## Extracted data
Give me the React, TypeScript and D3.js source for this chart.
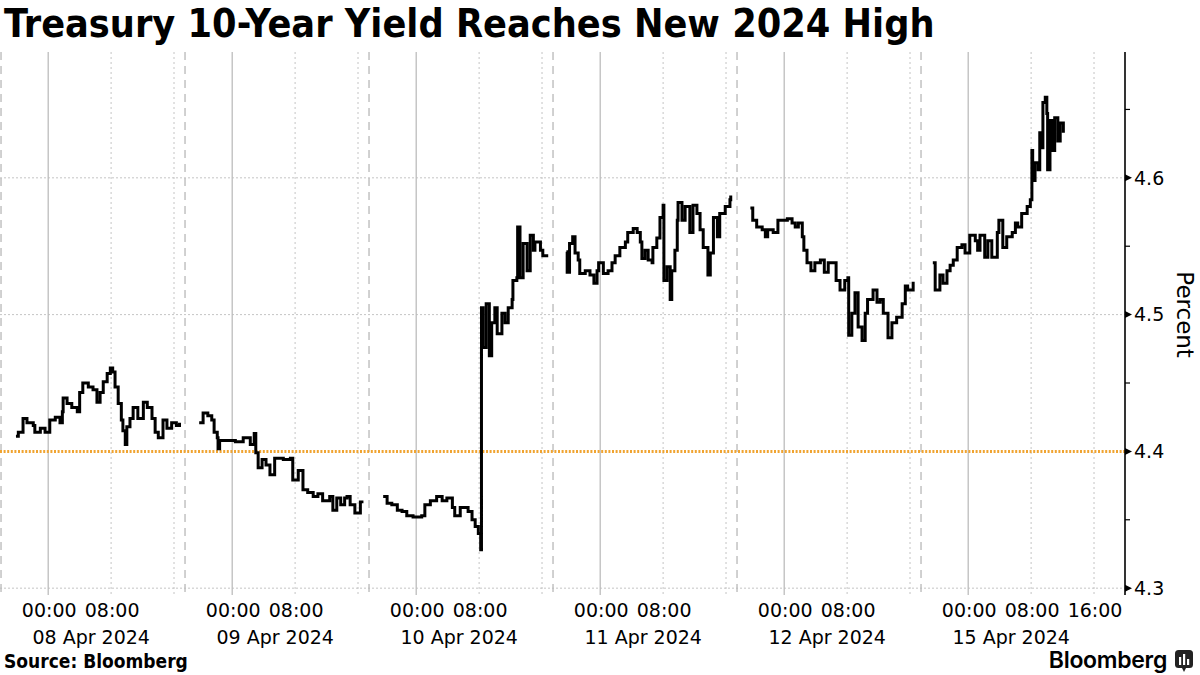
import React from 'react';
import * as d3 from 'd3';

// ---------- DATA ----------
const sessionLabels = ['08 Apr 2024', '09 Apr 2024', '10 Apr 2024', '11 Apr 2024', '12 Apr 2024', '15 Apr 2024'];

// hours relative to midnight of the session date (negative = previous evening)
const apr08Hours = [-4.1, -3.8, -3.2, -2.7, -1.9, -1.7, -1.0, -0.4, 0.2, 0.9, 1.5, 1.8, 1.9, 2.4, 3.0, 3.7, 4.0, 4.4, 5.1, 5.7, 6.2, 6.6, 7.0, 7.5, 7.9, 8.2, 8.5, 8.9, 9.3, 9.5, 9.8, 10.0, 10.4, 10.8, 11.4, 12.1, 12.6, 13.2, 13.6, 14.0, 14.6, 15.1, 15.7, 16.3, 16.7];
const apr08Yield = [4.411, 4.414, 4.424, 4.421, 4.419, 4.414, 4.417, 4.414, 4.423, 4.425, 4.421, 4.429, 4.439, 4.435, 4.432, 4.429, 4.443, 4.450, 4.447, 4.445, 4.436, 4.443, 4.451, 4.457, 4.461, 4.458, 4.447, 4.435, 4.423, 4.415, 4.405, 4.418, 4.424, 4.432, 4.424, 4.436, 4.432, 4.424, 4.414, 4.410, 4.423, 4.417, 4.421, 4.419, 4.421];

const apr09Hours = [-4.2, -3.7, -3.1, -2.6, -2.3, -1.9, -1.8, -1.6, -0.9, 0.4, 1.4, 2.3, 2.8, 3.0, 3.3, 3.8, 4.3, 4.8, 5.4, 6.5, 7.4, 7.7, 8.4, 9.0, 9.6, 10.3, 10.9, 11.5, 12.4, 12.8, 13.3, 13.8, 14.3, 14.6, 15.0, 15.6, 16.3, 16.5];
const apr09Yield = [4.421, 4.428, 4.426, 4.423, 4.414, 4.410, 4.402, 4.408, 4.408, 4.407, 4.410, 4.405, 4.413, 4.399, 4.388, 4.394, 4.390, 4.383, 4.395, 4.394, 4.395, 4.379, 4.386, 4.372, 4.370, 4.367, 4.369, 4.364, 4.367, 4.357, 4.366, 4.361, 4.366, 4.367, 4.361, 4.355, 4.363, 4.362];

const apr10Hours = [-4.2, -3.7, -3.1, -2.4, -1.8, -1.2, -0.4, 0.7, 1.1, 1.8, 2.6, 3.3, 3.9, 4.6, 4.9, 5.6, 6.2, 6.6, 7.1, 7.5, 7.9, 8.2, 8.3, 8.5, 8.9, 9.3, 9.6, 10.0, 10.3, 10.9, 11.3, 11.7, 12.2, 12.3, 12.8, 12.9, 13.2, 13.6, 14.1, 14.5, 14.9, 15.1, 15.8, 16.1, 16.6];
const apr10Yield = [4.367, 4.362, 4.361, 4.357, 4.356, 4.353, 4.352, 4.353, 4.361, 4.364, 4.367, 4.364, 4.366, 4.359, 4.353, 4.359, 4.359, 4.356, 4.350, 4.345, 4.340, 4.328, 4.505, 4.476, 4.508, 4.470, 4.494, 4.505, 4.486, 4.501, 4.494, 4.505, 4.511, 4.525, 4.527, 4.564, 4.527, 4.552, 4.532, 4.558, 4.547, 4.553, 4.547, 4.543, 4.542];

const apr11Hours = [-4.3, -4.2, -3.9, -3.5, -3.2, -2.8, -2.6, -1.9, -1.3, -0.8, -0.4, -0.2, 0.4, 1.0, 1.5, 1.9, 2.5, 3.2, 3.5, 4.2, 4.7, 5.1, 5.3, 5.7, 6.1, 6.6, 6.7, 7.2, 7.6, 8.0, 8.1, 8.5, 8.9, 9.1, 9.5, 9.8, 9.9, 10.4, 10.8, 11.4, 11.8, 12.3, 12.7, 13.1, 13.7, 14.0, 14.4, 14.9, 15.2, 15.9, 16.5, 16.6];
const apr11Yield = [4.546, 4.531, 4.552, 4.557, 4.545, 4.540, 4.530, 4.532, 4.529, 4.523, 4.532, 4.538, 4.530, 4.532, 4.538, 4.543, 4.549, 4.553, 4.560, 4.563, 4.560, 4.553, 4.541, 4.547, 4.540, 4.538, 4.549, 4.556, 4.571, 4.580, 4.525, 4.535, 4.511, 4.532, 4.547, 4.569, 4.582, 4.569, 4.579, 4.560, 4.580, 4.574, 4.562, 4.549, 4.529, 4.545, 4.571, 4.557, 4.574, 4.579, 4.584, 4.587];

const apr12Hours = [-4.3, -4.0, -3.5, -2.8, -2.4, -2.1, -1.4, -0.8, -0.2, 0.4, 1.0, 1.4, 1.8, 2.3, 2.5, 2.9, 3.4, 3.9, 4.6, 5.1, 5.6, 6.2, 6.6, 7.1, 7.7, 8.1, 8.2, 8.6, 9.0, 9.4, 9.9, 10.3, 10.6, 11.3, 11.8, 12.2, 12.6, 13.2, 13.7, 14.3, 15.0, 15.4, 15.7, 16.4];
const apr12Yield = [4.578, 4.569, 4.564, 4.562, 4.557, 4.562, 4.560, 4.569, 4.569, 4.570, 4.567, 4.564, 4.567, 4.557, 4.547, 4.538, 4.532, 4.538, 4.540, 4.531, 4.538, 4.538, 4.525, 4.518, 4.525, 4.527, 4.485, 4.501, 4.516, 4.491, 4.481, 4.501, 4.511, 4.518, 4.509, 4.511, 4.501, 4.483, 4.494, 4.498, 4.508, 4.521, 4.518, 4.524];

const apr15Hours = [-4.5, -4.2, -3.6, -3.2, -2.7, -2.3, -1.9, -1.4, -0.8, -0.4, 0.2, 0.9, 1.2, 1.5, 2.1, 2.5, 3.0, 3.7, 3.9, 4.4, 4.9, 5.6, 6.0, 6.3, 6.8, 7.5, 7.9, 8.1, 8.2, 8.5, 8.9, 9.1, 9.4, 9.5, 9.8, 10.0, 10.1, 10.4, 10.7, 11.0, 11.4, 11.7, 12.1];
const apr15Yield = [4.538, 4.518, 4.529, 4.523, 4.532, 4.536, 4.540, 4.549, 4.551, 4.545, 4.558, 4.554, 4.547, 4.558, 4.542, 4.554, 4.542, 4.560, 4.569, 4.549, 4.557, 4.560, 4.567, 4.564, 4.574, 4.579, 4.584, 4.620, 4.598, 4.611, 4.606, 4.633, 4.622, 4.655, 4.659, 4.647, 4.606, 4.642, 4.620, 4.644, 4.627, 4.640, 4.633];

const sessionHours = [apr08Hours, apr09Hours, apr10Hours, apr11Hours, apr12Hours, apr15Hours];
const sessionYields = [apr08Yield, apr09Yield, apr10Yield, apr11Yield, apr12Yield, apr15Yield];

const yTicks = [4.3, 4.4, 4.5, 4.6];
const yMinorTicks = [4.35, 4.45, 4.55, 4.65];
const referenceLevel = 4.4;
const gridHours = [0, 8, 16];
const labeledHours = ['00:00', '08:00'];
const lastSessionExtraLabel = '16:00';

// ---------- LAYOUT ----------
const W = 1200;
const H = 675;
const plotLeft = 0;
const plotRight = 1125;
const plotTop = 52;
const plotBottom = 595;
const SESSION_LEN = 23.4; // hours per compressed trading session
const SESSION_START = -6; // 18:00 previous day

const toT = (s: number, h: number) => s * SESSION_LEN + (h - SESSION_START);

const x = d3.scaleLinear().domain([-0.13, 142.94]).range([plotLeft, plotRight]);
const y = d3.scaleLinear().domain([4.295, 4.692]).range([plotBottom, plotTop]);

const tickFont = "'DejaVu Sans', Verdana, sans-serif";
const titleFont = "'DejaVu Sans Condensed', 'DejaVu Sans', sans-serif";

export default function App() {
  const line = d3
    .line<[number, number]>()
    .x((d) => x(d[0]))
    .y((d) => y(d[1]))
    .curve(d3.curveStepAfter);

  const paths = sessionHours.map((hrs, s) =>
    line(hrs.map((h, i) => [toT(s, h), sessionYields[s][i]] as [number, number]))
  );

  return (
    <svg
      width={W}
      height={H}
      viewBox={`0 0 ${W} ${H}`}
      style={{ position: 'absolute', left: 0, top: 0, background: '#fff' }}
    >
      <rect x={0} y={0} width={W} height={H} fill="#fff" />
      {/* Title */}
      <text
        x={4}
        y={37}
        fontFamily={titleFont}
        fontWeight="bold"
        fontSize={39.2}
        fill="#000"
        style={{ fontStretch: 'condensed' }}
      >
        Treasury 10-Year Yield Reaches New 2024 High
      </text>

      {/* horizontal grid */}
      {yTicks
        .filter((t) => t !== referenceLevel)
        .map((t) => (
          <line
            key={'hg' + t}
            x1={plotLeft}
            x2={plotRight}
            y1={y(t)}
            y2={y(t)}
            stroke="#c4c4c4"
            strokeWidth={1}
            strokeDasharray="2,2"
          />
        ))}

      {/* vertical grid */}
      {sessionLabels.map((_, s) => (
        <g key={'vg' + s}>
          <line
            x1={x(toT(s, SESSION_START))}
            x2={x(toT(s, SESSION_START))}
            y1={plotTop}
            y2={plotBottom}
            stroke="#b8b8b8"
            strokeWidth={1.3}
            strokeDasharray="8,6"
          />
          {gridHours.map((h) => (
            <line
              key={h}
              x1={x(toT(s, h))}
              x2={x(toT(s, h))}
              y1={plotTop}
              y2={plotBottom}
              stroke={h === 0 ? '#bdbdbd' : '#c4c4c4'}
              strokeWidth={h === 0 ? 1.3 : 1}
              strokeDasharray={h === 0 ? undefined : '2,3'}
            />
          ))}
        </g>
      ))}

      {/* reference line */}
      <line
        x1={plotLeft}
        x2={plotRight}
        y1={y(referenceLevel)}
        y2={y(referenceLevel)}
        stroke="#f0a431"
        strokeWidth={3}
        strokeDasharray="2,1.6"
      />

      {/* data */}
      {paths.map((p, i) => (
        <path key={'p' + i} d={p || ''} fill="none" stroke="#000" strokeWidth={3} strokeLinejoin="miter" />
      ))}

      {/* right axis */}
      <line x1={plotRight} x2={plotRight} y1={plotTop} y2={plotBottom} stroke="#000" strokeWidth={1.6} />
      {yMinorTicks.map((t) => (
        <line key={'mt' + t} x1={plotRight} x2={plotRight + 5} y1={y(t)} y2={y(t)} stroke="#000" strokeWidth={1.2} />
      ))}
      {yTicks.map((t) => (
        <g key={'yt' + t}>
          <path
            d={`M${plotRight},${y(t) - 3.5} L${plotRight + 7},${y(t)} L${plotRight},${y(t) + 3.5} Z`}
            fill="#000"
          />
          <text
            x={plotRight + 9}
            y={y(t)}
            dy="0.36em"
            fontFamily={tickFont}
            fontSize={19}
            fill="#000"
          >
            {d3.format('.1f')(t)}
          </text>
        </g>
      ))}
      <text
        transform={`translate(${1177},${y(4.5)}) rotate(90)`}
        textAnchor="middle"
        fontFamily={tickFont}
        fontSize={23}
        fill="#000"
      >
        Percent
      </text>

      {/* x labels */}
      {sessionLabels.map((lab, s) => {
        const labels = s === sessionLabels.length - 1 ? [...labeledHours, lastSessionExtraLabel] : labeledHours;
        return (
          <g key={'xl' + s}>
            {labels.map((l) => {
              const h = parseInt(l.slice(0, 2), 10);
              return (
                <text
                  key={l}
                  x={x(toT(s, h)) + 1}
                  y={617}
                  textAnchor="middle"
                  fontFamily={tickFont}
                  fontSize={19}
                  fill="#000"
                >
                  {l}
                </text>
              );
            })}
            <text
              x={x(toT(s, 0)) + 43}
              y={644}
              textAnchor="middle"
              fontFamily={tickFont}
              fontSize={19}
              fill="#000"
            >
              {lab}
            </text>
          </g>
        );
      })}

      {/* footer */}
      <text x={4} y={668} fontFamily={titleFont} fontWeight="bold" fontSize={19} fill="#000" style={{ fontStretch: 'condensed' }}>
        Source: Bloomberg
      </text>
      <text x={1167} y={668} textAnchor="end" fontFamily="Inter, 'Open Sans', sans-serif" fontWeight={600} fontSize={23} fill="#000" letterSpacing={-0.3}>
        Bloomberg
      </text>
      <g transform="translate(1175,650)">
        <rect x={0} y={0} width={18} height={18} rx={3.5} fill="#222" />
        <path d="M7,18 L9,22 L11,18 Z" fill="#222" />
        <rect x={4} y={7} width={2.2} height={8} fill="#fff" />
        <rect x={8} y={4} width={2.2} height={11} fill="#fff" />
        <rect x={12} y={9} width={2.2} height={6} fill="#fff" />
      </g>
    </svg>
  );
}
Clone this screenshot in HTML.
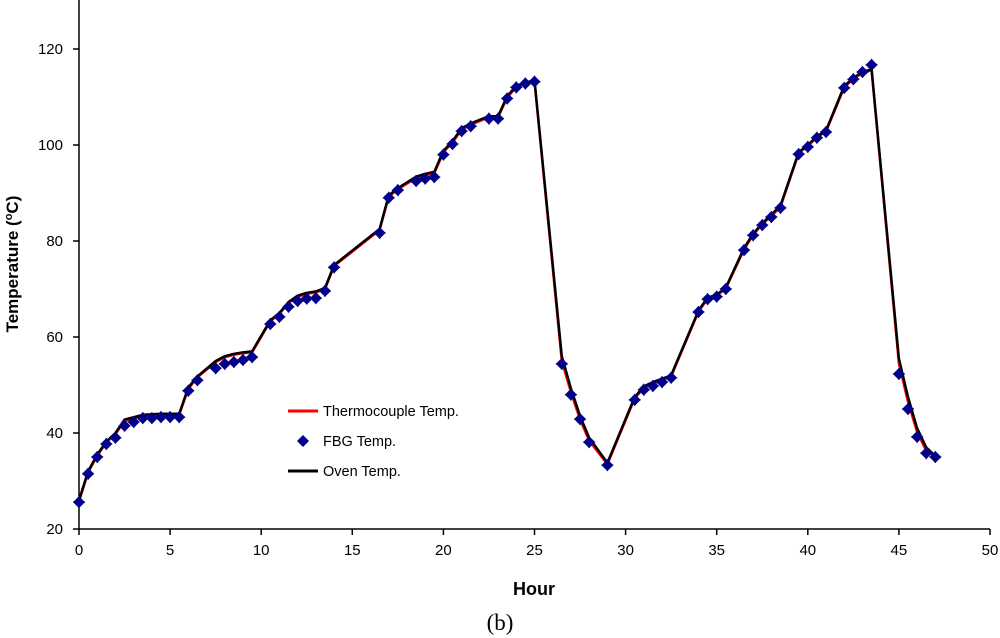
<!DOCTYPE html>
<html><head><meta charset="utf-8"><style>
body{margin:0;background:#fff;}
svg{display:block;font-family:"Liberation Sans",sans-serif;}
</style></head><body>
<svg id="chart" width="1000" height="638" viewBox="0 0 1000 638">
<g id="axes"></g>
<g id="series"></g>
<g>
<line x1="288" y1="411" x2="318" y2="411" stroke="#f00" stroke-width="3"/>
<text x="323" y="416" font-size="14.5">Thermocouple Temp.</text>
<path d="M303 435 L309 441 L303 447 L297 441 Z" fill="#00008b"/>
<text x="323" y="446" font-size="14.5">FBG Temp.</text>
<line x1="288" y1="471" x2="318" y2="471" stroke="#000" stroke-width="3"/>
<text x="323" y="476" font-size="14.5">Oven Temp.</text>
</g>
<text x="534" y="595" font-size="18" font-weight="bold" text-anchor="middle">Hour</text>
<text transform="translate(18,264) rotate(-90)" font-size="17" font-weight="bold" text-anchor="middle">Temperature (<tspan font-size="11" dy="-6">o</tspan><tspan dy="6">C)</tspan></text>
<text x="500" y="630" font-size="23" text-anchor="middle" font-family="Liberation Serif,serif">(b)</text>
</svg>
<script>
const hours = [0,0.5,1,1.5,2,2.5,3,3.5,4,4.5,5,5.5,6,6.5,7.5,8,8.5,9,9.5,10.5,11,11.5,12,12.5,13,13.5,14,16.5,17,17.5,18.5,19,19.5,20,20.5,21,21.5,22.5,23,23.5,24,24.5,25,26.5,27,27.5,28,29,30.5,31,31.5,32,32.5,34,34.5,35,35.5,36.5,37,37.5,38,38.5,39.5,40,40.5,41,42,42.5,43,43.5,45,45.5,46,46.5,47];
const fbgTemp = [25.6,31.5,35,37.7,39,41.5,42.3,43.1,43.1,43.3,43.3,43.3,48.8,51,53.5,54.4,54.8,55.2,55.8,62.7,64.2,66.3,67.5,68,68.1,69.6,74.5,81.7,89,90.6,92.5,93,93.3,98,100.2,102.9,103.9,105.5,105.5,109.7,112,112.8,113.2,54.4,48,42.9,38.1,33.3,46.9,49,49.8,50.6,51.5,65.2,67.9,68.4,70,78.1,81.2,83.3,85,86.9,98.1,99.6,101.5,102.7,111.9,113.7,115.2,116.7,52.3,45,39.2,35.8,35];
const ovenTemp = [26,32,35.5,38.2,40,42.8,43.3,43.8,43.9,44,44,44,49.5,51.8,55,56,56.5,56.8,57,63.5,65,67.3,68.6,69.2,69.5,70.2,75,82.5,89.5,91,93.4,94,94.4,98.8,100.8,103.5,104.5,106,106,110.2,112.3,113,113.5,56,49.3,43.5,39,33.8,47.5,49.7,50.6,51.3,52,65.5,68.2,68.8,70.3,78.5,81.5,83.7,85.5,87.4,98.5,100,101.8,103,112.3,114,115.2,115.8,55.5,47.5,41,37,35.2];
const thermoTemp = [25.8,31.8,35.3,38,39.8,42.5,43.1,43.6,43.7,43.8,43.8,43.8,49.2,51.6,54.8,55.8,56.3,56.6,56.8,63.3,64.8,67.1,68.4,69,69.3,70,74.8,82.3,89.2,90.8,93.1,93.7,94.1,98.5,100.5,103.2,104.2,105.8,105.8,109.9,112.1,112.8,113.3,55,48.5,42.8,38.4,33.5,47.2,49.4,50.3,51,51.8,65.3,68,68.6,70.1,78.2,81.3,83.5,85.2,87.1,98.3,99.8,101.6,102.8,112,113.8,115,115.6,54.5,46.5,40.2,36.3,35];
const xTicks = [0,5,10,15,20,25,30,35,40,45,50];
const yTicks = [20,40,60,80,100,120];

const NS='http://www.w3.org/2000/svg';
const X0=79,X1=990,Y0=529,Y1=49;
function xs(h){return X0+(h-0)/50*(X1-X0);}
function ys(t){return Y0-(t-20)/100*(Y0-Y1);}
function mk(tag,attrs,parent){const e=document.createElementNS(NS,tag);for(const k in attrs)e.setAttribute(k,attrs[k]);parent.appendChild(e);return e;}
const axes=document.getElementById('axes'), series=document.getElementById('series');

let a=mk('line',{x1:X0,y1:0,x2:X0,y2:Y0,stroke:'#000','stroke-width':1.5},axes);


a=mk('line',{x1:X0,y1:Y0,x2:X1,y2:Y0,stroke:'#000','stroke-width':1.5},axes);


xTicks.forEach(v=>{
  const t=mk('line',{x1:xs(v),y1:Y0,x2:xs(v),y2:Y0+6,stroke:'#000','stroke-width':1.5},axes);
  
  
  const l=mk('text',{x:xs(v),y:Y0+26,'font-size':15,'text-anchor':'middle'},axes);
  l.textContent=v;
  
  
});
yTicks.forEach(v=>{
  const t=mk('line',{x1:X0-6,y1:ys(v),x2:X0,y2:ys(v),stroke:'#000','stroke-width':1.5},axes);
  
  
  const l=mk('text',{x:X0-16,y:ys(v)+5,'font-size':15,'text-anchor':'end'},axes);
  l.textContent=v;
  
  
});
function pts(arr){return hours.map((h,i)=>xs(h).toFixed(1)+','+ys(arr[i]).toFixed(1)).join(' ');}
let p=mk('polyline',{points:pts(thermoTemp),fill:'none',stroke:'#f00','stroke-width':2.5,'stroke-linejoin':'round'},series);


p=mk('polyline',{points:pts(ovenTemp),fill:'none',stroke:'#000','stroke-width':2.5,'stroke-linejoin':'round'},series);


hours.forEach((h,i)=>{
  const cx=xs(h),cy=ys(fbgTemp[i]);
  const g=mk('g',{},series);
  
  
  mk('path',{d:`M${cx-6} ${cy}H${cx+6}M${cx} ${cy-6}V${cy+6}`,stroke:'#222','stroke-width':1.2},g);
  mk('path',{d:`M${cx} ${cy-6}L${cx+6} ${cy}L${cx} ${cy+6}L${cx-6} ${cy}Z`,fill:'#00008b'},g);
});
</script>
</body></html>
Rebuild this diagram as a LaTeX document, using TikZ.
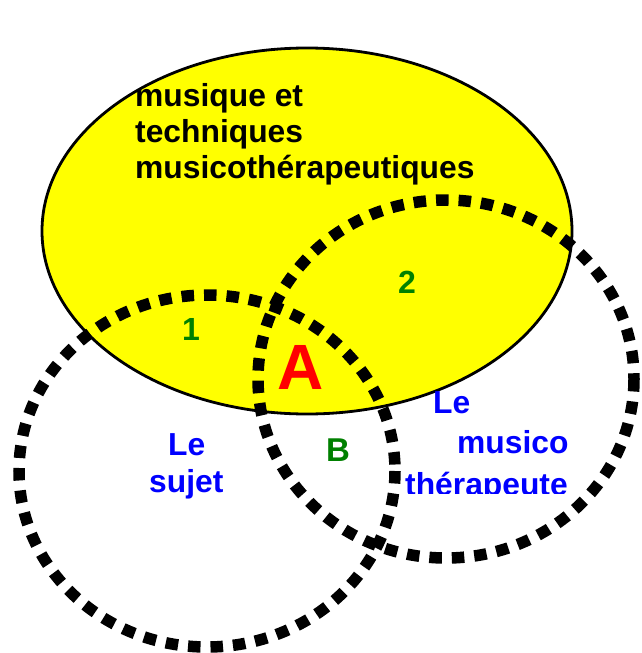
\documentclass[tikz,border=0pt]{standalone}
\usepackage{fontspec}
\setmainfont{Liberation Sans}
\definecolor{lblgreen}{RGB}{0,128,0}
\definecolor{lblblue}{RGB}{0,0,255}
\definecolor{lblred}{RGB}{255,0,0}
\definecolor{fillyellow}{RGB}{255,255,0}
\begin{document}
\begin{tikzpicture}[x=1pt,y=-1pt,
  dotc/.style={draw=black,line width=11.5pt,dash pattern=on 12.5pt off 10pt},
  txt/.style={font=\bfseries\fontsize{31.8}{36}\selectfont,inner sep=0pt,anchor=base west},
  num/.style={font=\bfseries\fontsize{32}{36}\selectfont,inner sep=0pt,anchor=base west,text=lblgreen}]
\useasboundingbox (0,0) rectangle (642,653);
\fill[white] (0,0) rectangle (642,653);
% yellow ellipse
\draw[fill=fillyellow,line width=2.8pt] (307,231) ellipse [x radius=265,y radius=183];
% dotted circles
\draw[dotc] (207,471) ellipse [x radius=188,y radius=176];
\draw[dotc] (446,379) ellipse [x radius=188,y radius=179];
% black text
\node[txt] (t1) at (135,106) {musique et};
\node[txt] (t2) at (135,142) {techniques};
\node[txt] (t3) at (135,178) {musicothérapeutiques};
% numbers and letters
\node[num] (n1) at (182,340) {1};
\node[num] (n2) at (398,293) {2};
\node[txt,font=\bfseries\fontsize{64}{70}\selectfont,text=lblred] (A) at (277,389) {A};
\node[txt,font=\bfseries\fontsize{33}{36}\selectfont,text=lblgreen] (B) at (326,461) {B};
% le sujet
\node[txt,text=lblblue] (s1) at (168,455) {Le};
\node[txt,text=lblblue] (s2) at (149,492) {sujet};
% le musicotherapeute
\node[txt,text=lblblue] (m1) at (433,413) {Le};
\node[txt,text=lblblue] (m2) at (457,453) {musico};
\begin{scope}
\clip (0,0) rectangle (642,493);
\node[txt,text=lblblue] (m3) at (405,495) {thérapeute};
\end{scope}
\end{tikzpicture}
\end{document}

## Stated task
Retype exactly, please, the span from the line holding "Rebuild this diagram" through the closing line of the data, both ends included, without the pictures.

## Response
Rebuild this diagram as a LaTeX document, using TikZ.
\documentclass[tikz,border=0pt]{standalone}
\usepackage{fontspec}
\setmainfont{Liberation Sans}
\definecolor{lblgreen}{RGB}{0,128,0}
\definecolor{lblblue}{RGB}{0,0,255}
\definecolor{lblred}{RGB}{255,0,0}
\definecolor{fillyellow}{RGB}{255,255,0}
\begin{document}
\begin{tikzpicture}[x=1pt,y=-1pt,
  dotc/.style={draw=black,line width=11.5pt,dash pattern=on 12.5pt off 10pt},
  txt/.style={font=\bfseries\fontsize{31.8}{36}\selectfont,inner sep=0pt,anchor=base west},
  num/.style={font=\bfseries\fontsize{32}{36}\selectfont,inner sep=0pt,anchor=base west,text=lblgreen}]
\useasboundingbox (0,0) rectangle (642,653);
\fill[white] (0,0) rectangle (642,653);
% yellow ellipse
\draw[fill=fillyellow,line width=2.8pt] (307,231) ellipse [x radius=265,y radius=183];
% dotted circles
\draw[dotc] (207,471) ellipse [x radius=188,y radius=176];
\draw[dotc] (446,379) ellipse [x radius=188,y radius=179];
% black text
\node[txt] (t1) at (135,106) {musique et};
\node[txt] (t2) at (135,142) {techniques};
\node[txt] (t3) at (135,178) {musicothérapeutiques};
% numbers and letters
\node[num] (n1) at (182,340) {1};
\node[num] (n2) at (398,293) {2};
\node[txt,font=\bfseries\fontsize{64}{70}\selectfont,text=lblred] (A) at (277,389) {A};
\node[txt,font=\bfseries\fontsize{33}{36}\selectfont,text=lblgreen] (B) at (326,461) {B};
% le sujet
\node[txt,text=lblblue] (s1) at (168,455) {Le};
\node[txt,text=lblblue] (s2) at (149,492) {sujet};
% le musicotherapeute
\node[txt,text=lblblue] (m1) at (433,413) {Le};
\node[txt,text=lblblue] (m2) at (457,453) {musico};
\begin{scope}
\clip (0,0) rectangle (642,493);
\node[txt,text=lblblue] (m3) at (405,495) {thérapeute};
\end{scope}
\end{tikzpicture}
\end{document}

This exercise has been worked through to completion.